**TASK STATEMENT:**
Repeat all the material exactly; pictures stay out of your copy.
══ DATA SHOWN ══
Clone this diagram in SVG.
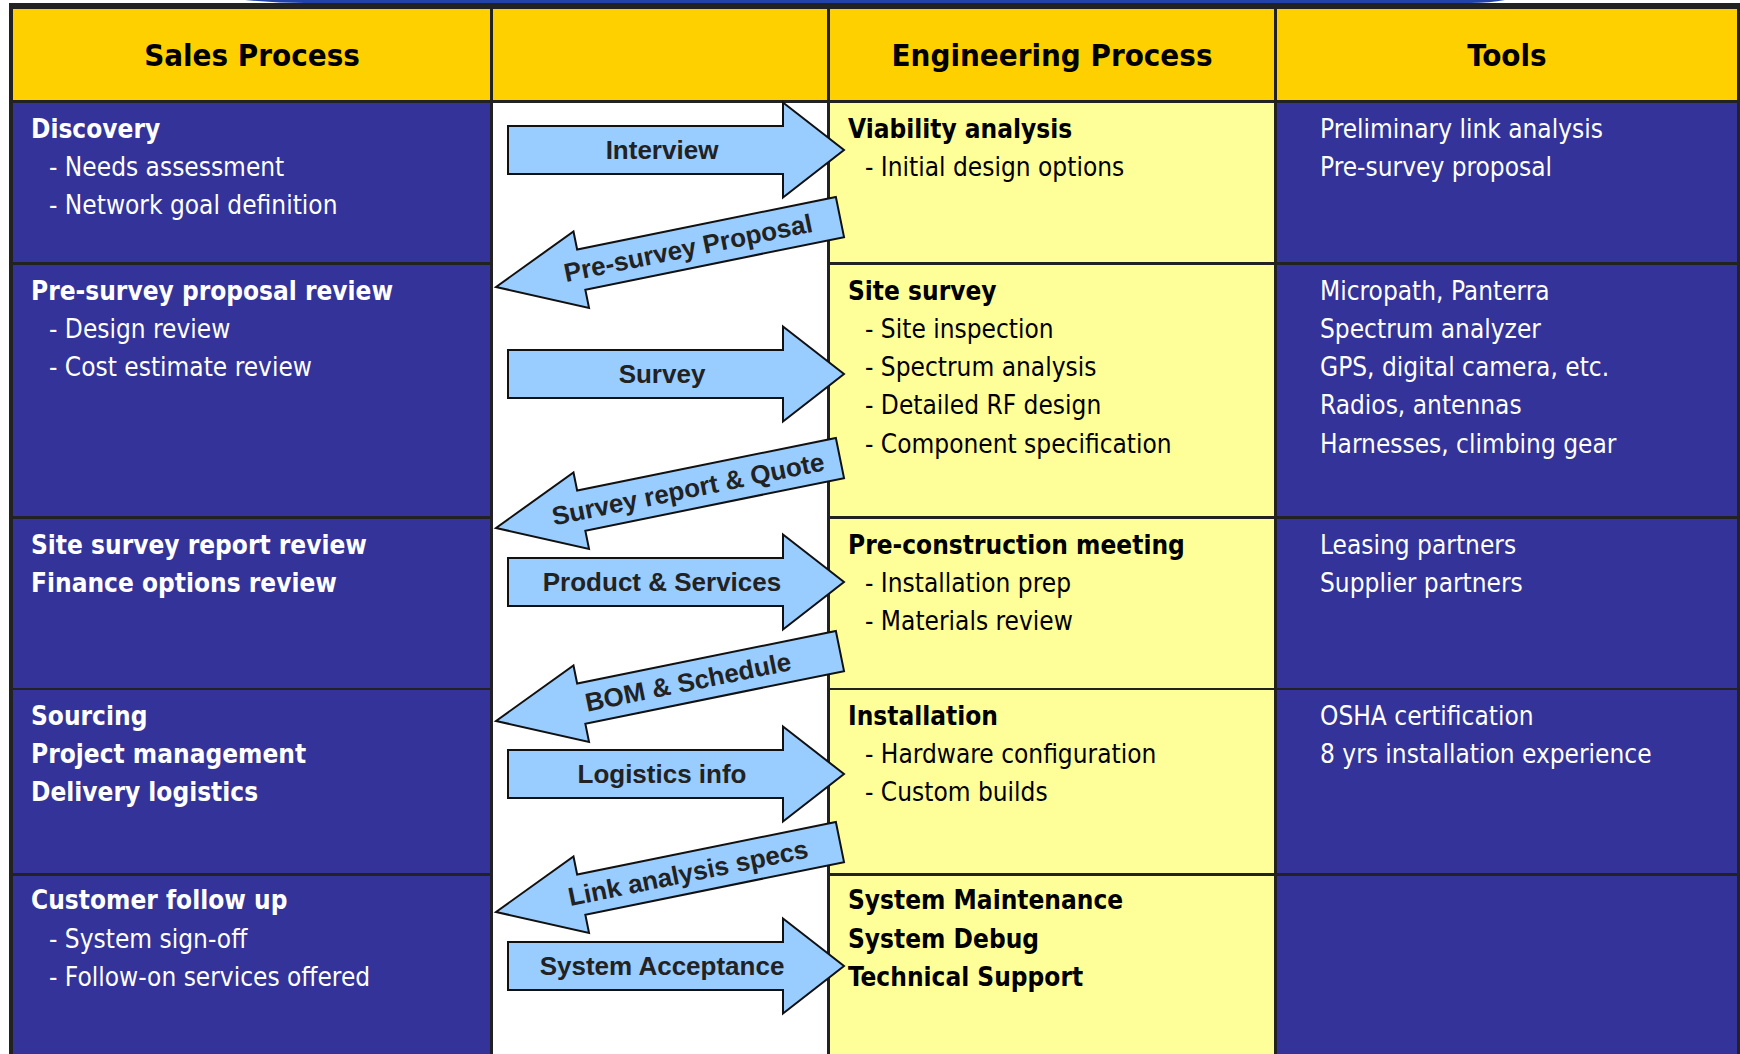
<svg xmlns="http://www.w3.org/2000/svg" width="1740" height="1054" viewBox="0 0 1740 1054">
<defs>
<style>
.hd{font-family:"DejaVu Sans Condensed","DejaVu Sans",sans-serif;font-stretch:condensed;font-weight:bold;font-size:31px;fill:#000;text-anchor:middle}
.tx{font-family:"DejaVu Sans Condensed","DejaVu Sans",sans-serif;font-stretch:condensed;font-size:26px}
.b{font-weight:bold}
.w{fill:#fff}
.k{fill:#000}
.at{font-family:"Liberation Sans",Arial,sans-serif;font-weight:bold;font-size:26px;fill:#222;text-anchor:middle}
.arr{fill:#99CCFF;stroke:#111;stroke-width:2;stroke-linejoin:miter}
.blue{fill:#333399}
.yel{fill:#FFFF99}
.hdr{fill:#FFD000}
</style>
<path id="ra" d="M0,-24 L275,-24 L275,-47.5 L336,0 L275,47.5 L275,24 L0,24 Z"/>
<path id="la" d="M0,0 L87,-39 L87,-20.5 L351,-20.5 L351,20.5 L87,20.5 L87,39 Z"/>
</defs>
<rect x="0" y="0" width="1740" height="1054" fill="#fff"/>
<path d="M245,0 Q275,3 305,3 L1470,3 Q1490,3 1505,0 Z" fill="#2244AA"/>
<rect x="9" y="3" width="1731" height="1051" fill="#222"/>

<g id="header">
<rect class="hdr" x="13" y="9" width="477" height="91"/>
<rect class="hdr" x="493" y="9" width="334" height="91"/>
<rect class="hdr" x="830" y="9" width="444" height="91"/>
<rect class="hdr" x="1277" y="9" width="460" height="91"/>
<text class="hd" x="252" y="66">Sales Process</text>
<text class="hd" x="1052" y="66">Engineering Process</text>
<text class="hd" x="1507" y="66">Tools</text>
</g>

<rect x="493" y="103" width="334" height="951" fill="#fff"/>

<g id="sales-1">
<rect class="blue" x="13" y="103" width="477" height="159"/>
<text class="tx w b" x="31" y="137.5">Discovery</text>
<text class="tx w" x="49" y="175.8">- Needs assessment</text>
<text class="tx w" x="49" y="214.1">- Network goal definition</text>
</g>
<g id="sales-2">
<rect class="blue" x="13" y="265" width="477" height="251"/>
<text class="tx w b" x="31" y="299.5">Pre-survey proposal review</text>
<text class="tx w" x="49" y="337.8">- Design review</text>
<text class="tx w" x="49" y="376.1">- Cost estimate review</text>
</g>
<g id="sales-3">
<rect class="blue" x="13" y="519" width="477" height="169"/>
<text class="tx w b" x="31" y="553.5">Site survey report review</text>
<text class="tx w b" x="31" y="591.8">Finance options review</text>
</g>
<g id="sales-4">
<rect class="blue" x="13" y="690" width="477" height="183"/>
<text class="tx w b" x="31" y="724.5">Sourcing</text>
<text class="tx w b" x="31" y="762.8">Project management</text>
<text class="tx w b" x="31" y="801.1">Delivery logistics</text>
</g>
<g id="sales-5">
<rect class="blue" x="13" y="876" width="477" height="178"/>
<text class="tx w b" x="31" y="909">Customer follow up</text>
<text class="tx w" x="49" y="947.5">- System sign-off</text>
<text class="tx w" x="49" y="986">- Follow-on services offered</text>
</g>

<g id="eng-1">
<rect class="yel" x="830" y="103" width="444" height="159"/>
<text class="tx k b" x="848" y="137.5">Viability analysis</text>
<text class="tx k" x="865" y="175.8">- Initial design options</text>
</g>
<g id="eng-2">
<rect class="yel" x="830" y="265" width="444" height="251"/>
<text class="tx k b" x="848" y="299.5">Site survey</text>
<text class="tx k" x="865" y="337.8">- Site inspection</text>
<text class="tx k" x="865" y="376.1">- Spectrum analysis</text>
<text class="tx k" x="865" y="414.4">- Detailed RF design</text>
<text class="tx k" x="865" y="452.7">- Component specification</text>
</g>
<g id="eng-3">
<rect class="yel" x="830" y="519" width="444" height="169"/>
<text class="tx k b" x="848" y="553.5">Pre-construction meeting</text>
<text class="tx k" x="865" y="591.8">- Installation prep</text>
<text class="tx k" x="865" y="630.1">- Materials review</text>
</g>
<g id="eng-4">
<rect class="yel" x="830" y="690" width="444" height="183"/>
<text class="tx k b" x="848" y="724.5">Installation</text>
<text class="tx k" x="865" y="762.8">- Hardware configuration</text>
<text class="tx k" x="865" y="801.1">- Custom builds</text>
</g>
<g id="eng-5">
<rect class="yel" x="830" y="876" width="444" height="178"/>
<text class="tx k b" x="848" y="909">System Maintenance</text>
<text class="tx k b" x="848" y="947.5">System Debug</text>
<text class="tx k b" x="848" y="986">Technical Support</text>
</g>

<g id="tools-1">
<rect class="blue" x="1277" y="103" width="460" height="159"/>
<text class="tx w" x="1320" y="137.5">Preliminary link analysis</text>
<text class="tx w" x="1320" y="175.8">Pre-survey proposal</text>
</g>
<g id="tools-2">
<rect class="blue" x="1277" y="265" width="460" height="251"/>
<text class="tx w" x="1320" y="299.5">Micropath, Panterra</text>
<text class="tx w" x="1320" y="337.8">Spectrum analyzer</text>
<text class="tx w" x="1320" y="376.1">GPS, digital camera, etc.</text>
<text class="tx w" x="1320" y="414.4">Radios, antennas</text>
<text class="tx w" x="1320" y="452.7">Harnesses, climbing gear</text>
</g>
<g id="tools-3">
<rect class="blue" x="1277" y="519" width="460" height="169"/>
<text class="tx w" x="1320" y="553.5">Leasing partners</text>
<text class="tx w" x="1320" y="591.8">Supplier partners</text>
</g>
<g id="tools-4">
<rect class="blue" x="1277" y="690" width="460" height="183"/>
<text class="tx w" x="1320" y="724.5">OSHA certification</text>
<text class="tx w" x="1320" y="762.8">8 yrs installation experience</text>
</g>
<g id="tools-5">
<rect class="blue" x="1277" y="876" width="460" height="178"/>
</g>

<g id="connectors">
<g transform="translate(508,150)"><use href="#ra" class="arr"/><text class="at" x="154" y="9">Interview</text></g>
<g transform="translate(496,287) rotate(-11.5)"><use href="#la" class="arr"/><text class="at" x="196" y="9">Pre-survey Proposal</text></g>
<g transform="translate(508,374)"><use href="#ra" class="arr"/><text class="at" x="154" y="9">Survey</text></g>
<g transform="translate(496,528) rotate(-11.5)"><use href="#la" class="arr"/><text class="at" x="196" y="9">Survey report &amp; Quote</text></g>
<g transform="translate(508,582)"><use href="#ra" class="arr"/><text class="at" x="154" y="9">Product &amp; Services</text></g>
<g transform="translate(496,721) rotate(-11.5)"><use href="#la" class="arr"/><text class="at" x="196" y="9">BOM &amp; Schedule</text></g>
<g transform="translate(508,774)"><use href="#ra" class="arr"/><text class="at" x="154" y="9">Logistics info</text></g>
<g transform="translate(496,912) rotate(-11.5)"><use href="#la" class="arr"/><text class="at" x="196" y="9">Link analysis specs</text></g>
<g transform="translate(508,966)"><use href="#ra" class="arr"/><text class="at" x="154" y="9">System Acceptance</text></g>
</g>
</svg>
═══
**SOLUTION FOR THIS PROBLEM:**
Clone this diagram in SVG.
<svg xmlns="http://www.w3.org/2000/svg" width="1740" height="1054" viewBox="0 0 1740 1054">
<defs>
<style>
.hd{font-family:"DejaVu Sans Condensed","DejaVu Sans",sans-serif;font-stretch:condensed;font-weight:bold;font-size:31px;fill:#000;text-anchor:middle}
.tx{font-family:"DejaVu Sans Condensed","DejaVu Sans",sans-serif;font-stretch:condensed;font-size:26px}
.b{font-weight:bold}
.w{fill:#fff}
.k{fill:#000}
.at{font-family:"Liberation Sans",Arial,sans-serif;font-weight:bold;font-size:26px;fill:#222;text-anchor:middle}
.arr{fill:#99CCFF;stroke:#111;stroke-width:2;stroke-linejoin:miter}
.blue{fill:#333399}
.yel{fill:#FFFF99}
.hdr{fill:#FFD000}
</style>
<path id="ra" d="M0,-24 L275,-24 L275,-47.5 L336,0 L275,47.5 L275,24 L0,24 Z"/>
<path id="la" d="M0,0 L87,-39 L87,-20.5 L351,-20.5 L351,20.5 L87,20.5 L87,39 Z"/>
</defs>
<rect x="0" y="0" width="1740" height="1054" fill="#fff"/>
<path d="M245,0 Q275,3 305,3 L1470,3 Q1490,3 1505,0 Z" fill="#2244AA"/>
<rect x="9" y="3" width="1731" height="1051" fill="#222"/>

<g id="header">
<rect class="hdr" x="13" y="9" width="477" height="91"/>
<rect class="hdr" x="493" y="9" width="334" height="91"/>
<rect class="hdr" x="830" y="9" width="444" height="91"/>
<rect class="hdr" x="1277" y="9" width="460" height="91"/>
<text class="hd" x="252" y="66">Sales Process</text>
<text class="hd" x="1052" y="66">Engineering Process</text>
<text class="hd" x="1507" y="66">Tools</text>
</g>

<rect x="493" y="103" width="334" height="951" fill="#fff"/>

<g id="sales-1">
<rect class="blue" x="13" y="103" width="477" height="159"/>
<text class="tx w b" x="31" y="137.5">Discovery</text>
<text class="tx w" x="49" y="175.8">- Needs assessment</text>
<text class="tx w" x="49" y="214.1">- Network goal definition</text>
</g>
<g id="sales-2">
<rect class="blue" x="13" y="265" width="477" height="251"/>
<text class="tx w b" x="31" y="299.5">Pre-survey proposal review</text>
<text class="tx w" x="49" y="337.8">- Design review</text>
<text class="tx w" x="49" y="376.1">- Cost estimate review</text>
</g>
<g id="sales-3">
<rect class="blue" x="13" y="519" width="477" height="169"/>
<text class="tx w b" x="31" y="553.5">Site survey report review</text>
<text class="tx w b" x="31" y="591.8">Finance options review</text>
</g>
<g id="sales-4">
<rect class="blue" x="13" y="690" width="477" height="183"/>
<text class="tx w b" x="31" y="724.5">Sourcing</text>
<text class="tx w b" x="31" y="762.8">Project management</text>
<text class="tx w b" x="31" y="801.1">Delivery logistics</text>
</g>
<g id="sales-5">
<rect class="blue" x="13" y="876" width="477" height="178"/>
<text class="tx w b" x="31" y="909">Customer follow up</text>
<text class="tx w" x="49" y="947.5">- System sign-off</text>
<text class="tx w" x="49" y="986">- Follow-on services offered</text>
</g>

<g id="eng-1">
<rect class="yel" x="830" y="103" width="444" height="159"/>
<text class="tx k b" x="848" y="137.5">Viability analysis</text>
<text class="tx k" x="865" y="175.8">- Initial design options</text>
</g>
<g id="eng-2">
<rect class="yel" x="830" y="265" width="444" height="251"/>
<text class="tx k b" x="848" y="299.5">Site survey</text>
<text class="tx k" x="865" y="337.8">- Site inspection</text>
<text class="tx k" x="865" y="376.1">- Spectrum analysis</text>
<text class="tx k" x="865" y="414.4">- Detailed RF design</text>
<text class="tx k" x="865" y="452.7">- Component specification</text>
</g>
<g id="eng-3">
<rect class="yel" x="830" y="519" width="444" height="169"/>
<text class="tx k b" x="848" y="553.5">Pre-construction meeting</text>
<text class="tx k" x="865" y="591.8">- Installation prep</text>
<text class="tx k" x="865" y="630.1">- Materials review</text>
</g>
<g id="eng-4">
<rect class="yel" x="830" y="690" width="444" height="183"/>
<text class="tx k b" x="848" y="724.5">Installation</text>
<text class="tx k" x="865" y="762.8">- Hardware configuration</text>
<text class="tx k" x="865" y="801.1">- Custom builds</text>
</g>
<g id="eng-5">
<rect class="yel" x="830" y="876" width="444" height="178"/>
<text class="tx k b" x="848" y="909">System Maintenance</text>
<text class="tx k b" x="848" y="947.5">System Debug</text>
<text class="tx k b" x="848" y="986">Technical Support</text>
</g>

<g id="tools-1">
<rect class="blue" x="1277" y="103" width="460" height="159"/>
<text class="tx w" x="1320" y="137.5">Preliminary link analysis</text>
<text class="tx w" x="1320" y="175.8">Pre-survey proposal</text>
</g>
<g id="tools-2">
<rect class="blue" x="1277" y="265" width="460" height="251"/>
<text class="tx w" x="1320" y="299.5">Micropath, Panterra</text>
<text class="tx w" x="1320" y="337.8">Spectrum analyzer</text>
<text class="tx w" x="1320" y="376.1">GPS, digital camera, etc.</text>
<text class="tx w" x="1320" y="414.4">Radios, antennas</text>
<text class="tx w" x="1320" y="452.7">Harnesses, climbing gear</text>
</g>
<g id="tools-3">
<rect class="blue" x="1277" y="519" width="460" height="169"/>
<text class="tx w" x="1320" y="553.5">Leasing partners</text>
<text class="tx w" x="1320" y="591.8">Supplier partners</text>
</g>
<g id="tools-4">
<rect class="blue" x="1277" y="690" width="460" height="183"/>
<text class="tx w" x="1320" y="724.5">OSHA certification</text>
<text class="tx w" x="1320" y="762.8">8 yrs installation experience</text>
</g>
<g id="tools-5">
<rect class="blue" x="1277" y="876" width="460" height="178"/>
</g>

<g id="connectors">
<g transform="translate(508,150)"><use href="#ra" class="arr"/><text class="at" x="154" y="9">Interview</text></g>
<g transform="translate(496,287) rotate(-11.5)"><use href="#la" class="arr"/><text class="at" x="196" y="9">Pre-survey Proposal</text></g>
<g transform="translate(508,374)"><use href="#ra" class="arr"/><text class="at" x="154" y="9">Survey</text></g>
<g transform="translate(496,528) rotate(-11.5)"><use href="#la" class="arr"/><text class="at" x="196" y="9">Survey report &amp; Quote</text></g>
<g transform="translate(508,582)"><use href="#ra" class="arr"/><text class="at" x="154" y="9">Product &amp; Services</text></g>
<g transform="translate(496,721) rotate(-11.5)"><use href="#la" class="arr"/><text class="at" x="196" y="9">BOM &amp; Schedule</text></g>
<g transform="translate(508,774)"><use href="#ra" class="arr"/><text class="at" x="154" y="9">Logistics info</text></g>
<g transform="translate(496,912) rotate(-11.5)"><use href="#la" class="arr"/><text class="at" x="196" y="9">Link analysis specs</text></g>
<g transform="translate(508,966)"><use href="#ra" class="arr"/><text class="at" x="154" y="9">System Acceptance</text></g>
</g>
</svg>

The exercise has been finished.